Search code examples
repast-simphony

Repast: slow initialization reason


I have found it's very much slow to initialize my model. IT TAKES 40 SECONDS TO FINISH!

my codes contains two major parts: 1) a CSV data reader will first run to load the data, which takes less than 1 second to finish reading and processing 35000+ lines (see the first part code below); 2) the agent and edges are initialized subsequently.
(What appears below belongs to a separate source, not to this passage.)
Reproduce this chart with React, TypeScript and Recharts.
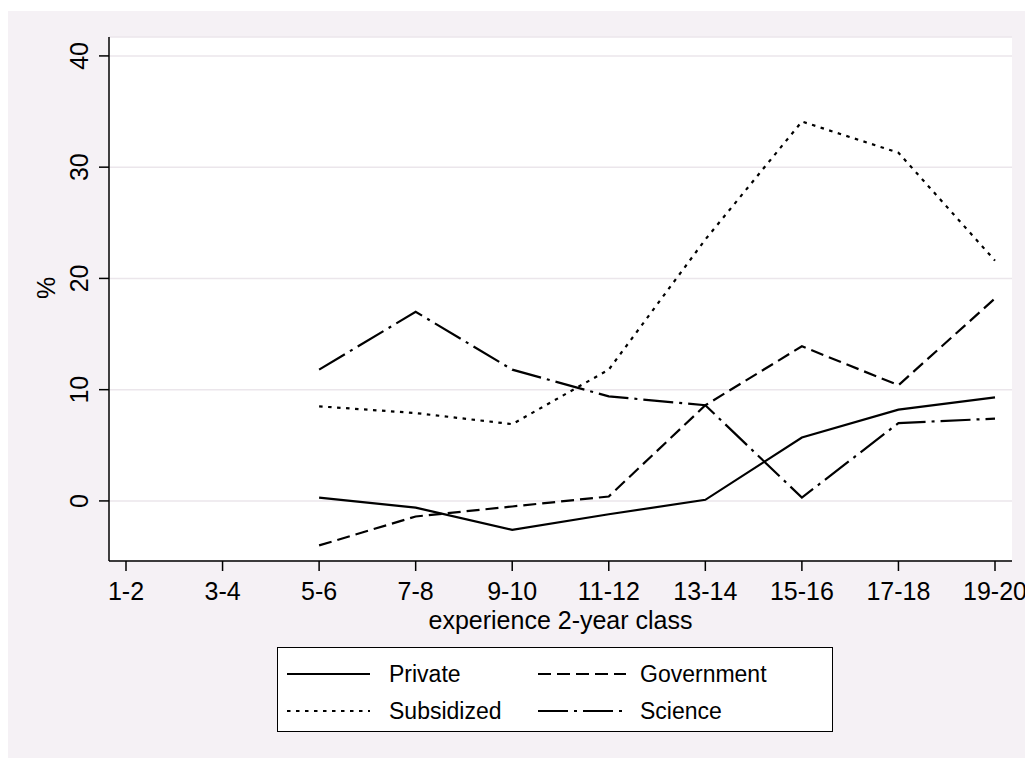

In particular, the edges initialization will make use of the loaded data in CSV reader (see the second part code below).

First part: CSVReader code

public class DataReader {

    private String csvFile;
    private List<String> sub = new ArrayList<String>();
    private List<List> master = new ArrayList<List>();


    public void ReadFromCSV(String csvFile) {

        String line = "";
        String cvsSplitBy = ",";

        try (BufferedReader br = new BufferedReader(new FileReader(csvFile))) {
            System.out.println("Header " + br.readLine());
            while ((line = br.readLine()) != null) {

                // use comma as separator
                String[] list = line.split(cvsSplitBy);
//                System.out.println("the size is " + country[1]);
                for (int i = 0; i < list.length; i++) {
                    sub.add(list[i]);
                }
                List<String> temp = (List<String>) ((ArrayList<String>) sub).clone();
//                master.add(new ArrayList<String>(sub));
                master.add(temp);
                sub.removeAll(sub);
            }

        } catch (IOException e) {
            e.printStackTrace();
        }

        System.out.println(master);
    }

    public List<List> getMaster() {
        return master;
    }

}

This is the input file used by CSVReader:

enter image description here

Second part: edge (route) initialization code. I suspect it's the query loop which consumes much of the time for initialization:

//      add route network
        Network<Object> net = (Network<Object>)context.getProjection("IntraCity Network");
        IndexedIterable<Object> local_hubs = context.getObjects(LocalHub.class);
        for (int i = 0; i <= CSV_reader_route.getMaster().size() - 1; i++) {
            String source = (String) CSV_reader_route.getMaster().get(i).get(0);
            String target = (String) CSV_reader_route.getMaster().get(i).get(3);
            double dist = Double.parseDouble((String) CSV_reader_route.getMaster().get(i).get(6));
            double time = Double.parseDouble((String) CSV_reader_route.getMaster().get(i).get(7));

            Object source_hub = null;
            Object target_hub = null;
            Query<Object> source_query = new PropertyEquals<Object>(context, "hub_code", source);
            for (Object o : source_query.query()) {
                if (o instanceof LocalHub) {
                    source_hub = (LocalHub) o;
                }
                if (o instanceof GatewayHub) {
                    source_hub = (GatewayHub) o;
                }
            }

            Query<Object> target_query = new PropertyEquals<Object>(context, "hub_code", target);
            for (Object o : target_query.query()) {
                if (o instanceof LocalHub) {
                    target_hub = (LocalHub) o;
                }
                if (o instanceof GatewayHub) {
                    target_hub = (GatewayHub) o;
                }
            }

            if (net.getEdge(source_hub, target_hub) == null) {
                Route this_route = (Route) net.addEdge(source_hub, target_hub);
                context.add(this_route);
                this_route.setDist(dist);
                this_route.setTime(time); }
            }



        }

UPDATE: according to my test, I found this line will dramatically slow down the initialization process.

context.add(this_route);

Without this line it took only 3 seconds to finish. With this line the model took 20 seconds! What is the underlying mechanism of context.add() ? How to solve and improve this problem?


Solution

  • When you add the edges to the context, the queries become that much more computationally expensive as the search space in the context becomes larger. So, perhaps not adding the edges to the context in the csv reader loop would help. You could create the edge as now, but add it to a list rather than the context. Then when the reader loop is finished iterate through that list and add the edges to the context.

    If this doesn't help, then at least we know that there's an additional side effect in adding to the context that we can try to track down.